▸ Supplied information:
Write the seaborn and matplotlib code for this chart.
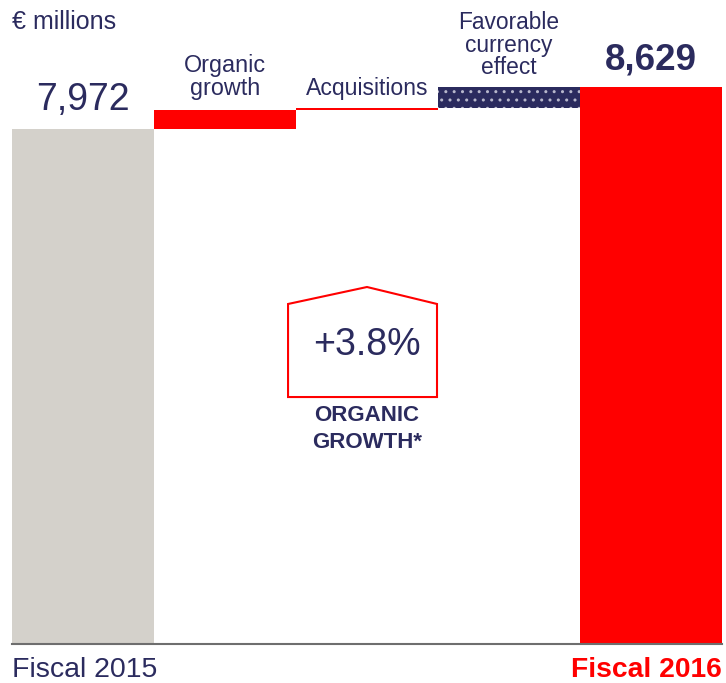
import matplotlib
matplotlib.use("Agg")
import matplotlib.pyplot as plt
from matplotlib.patches import Polygon
import pandas as pd
import seaborn as sns

# Waterfall data (€ millions)
categories = ["Fiscal 2015", "Organic growth", "Acquisitions", "Favorable currency effect", "Fiscal 2016"]
start_value = 7972
steps = [303, 22, 332]
end_value = 8629
organic_pct = "+3.8%"

navy = "#2B2B5E"
red = "#FF0000"
grey = "#D4D1CB"

# cumulative bottoms / tops of each bar
bottoms = [0]
tops = [start_value]
running = start_value
for s in steps:
    bottoms.append(running)
    running += s
    tops.append(running)
bottoms.append(0)
tops.append(end_value)

df = pd.DataFrame({"category": categories, "top": tops, "bottom": bottoms})

sns.set_style("white")
plt.rcParams["font.family"] = ["Liberation Sans", "DejaVu Sans"]

fig = plt.figure(figsize=(7.26, 6.83), dpi=100)
ax = fig.add_axes([12 / 726, 39 / 683, 710 / 726, 644 / 683])

sns.barplot(data=df, x="category", y="top", hue="category",
            palette=[grey, red, red, navy, red], width=1.0,
            legend=False, saturation=1, ax=ax)

# turn the middle bars into floating steps
for i, p in enumerate(ax.patches):
    p.set_linewidth(0)
    if 0 < i < len(categories) - 1:
        p.set_y(df["bottom"][i])
        p.set_height(df["top"][i] - df["bottom"][i])
ax.patches[3].set_edgecolor("#B8B8CC")
ax.patches[3].set_linewidth(0)
ax.patches[3].set_hatch("..")

ax.set_xlim(-0.5, 4.5)
ax.set_ylim(0, 9974)
ax.set_xticks([])
ax.set_yticks([])
ax.set_xlabel("")
ax.set_ylabel("")
for side in ["top", "left", "right"]:
    ax.spines[side].set_visible(False)
ax.spines["bottom"].set_color("#6E6E6E")
ax.spines["bottom"].set_linewidth(1.5)

# labels
ax.text(-0.5, 9633, "€ millions", color=navy, fontsize=18, ha="left", va="center")
ax.text(0, 8425, f"{start_value:,}", color=navy, fontsize=27, ha="center", va="center")
ax.text(1, 8781, "Organic\ngrowth", color=navy, fontsize=16.8, ha="center", va="center",
        linespacing=0.95)
ax.text(2, 8611, "Acquisitions", color=navy, fontsize=16.6, ha="center", va="center")
ax.text(3, 9277, "Favorable\ncurrency\neffect", color=navy, fontsize=16.4, ha="center",
        va="center", linespacing=0.95)
ax.text(4, 9044, f"{end_value:,}", color=navy, fontsize=26.5, fontweight="bold",
        ha="center", va="center")

# house-shaped callout
house = Polygon([(1.444, 3825), (1.444, 5266), (2.0, 5529), (2.493, 5266), (2.493, 3825)],
                closed=True, fill=False, edgecolor=red, linewidth=1.5)
ax.add_patch(house)
ax.text(2, 4631, organic_pct, color=navy, fontsize=27, ha="center", va="center")
ax.text(2, 3330, "ORGANIC\nGROWTH*", color=navy, fontsize=16, fontweight="bold",
        ha="center", va="center", linespacing=1.4)

ax.text(-0.5, -403, categories[0], color=navy, fontsize=20.5, ha="left", va="center", clip_on=False)
ax.text(4.5, -403, categories[-1], color=red, fontsize=20.3, fontweight="bold",
        ha="right", va="center", clip_on=False)

fig.savefig("out.png", dpi=100)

▸ Stated goal: Copy nothing but the lines from the first one in the listing through the line with "tops.append(end_value)", and omit the pictures.

▸ Expected output:
Write the seaborn and matplotlib code for this chart.
import matplotlib
matplotlib.use("Agg")
import matplotlib.pyplot as plt
from matplotlib.patches import Polygon
import pandas as pd
import seaborn as sns

# Waterfall data (€ millions)
categories = ["Fiscal 2015", "Organic growth", "Acquisitions", "Favorable currency effect", "Fiscal 2016"]
start_value = 7972
steps = [303, 22, 332]
end_value = 8629
organic_pct = "+3.8%"

navy = "#2B2B5E"
red = "#FF0000"
grey = "#D4D1CB"

# cumulative bottoms / tops of each bar
bottoms = [0]
tops = [start_value]
running = start_value
for s in steps:
    bottoms.append(running)
    running += s
    tops.append(running)
bottoms.append(0)
tops.append(end_value)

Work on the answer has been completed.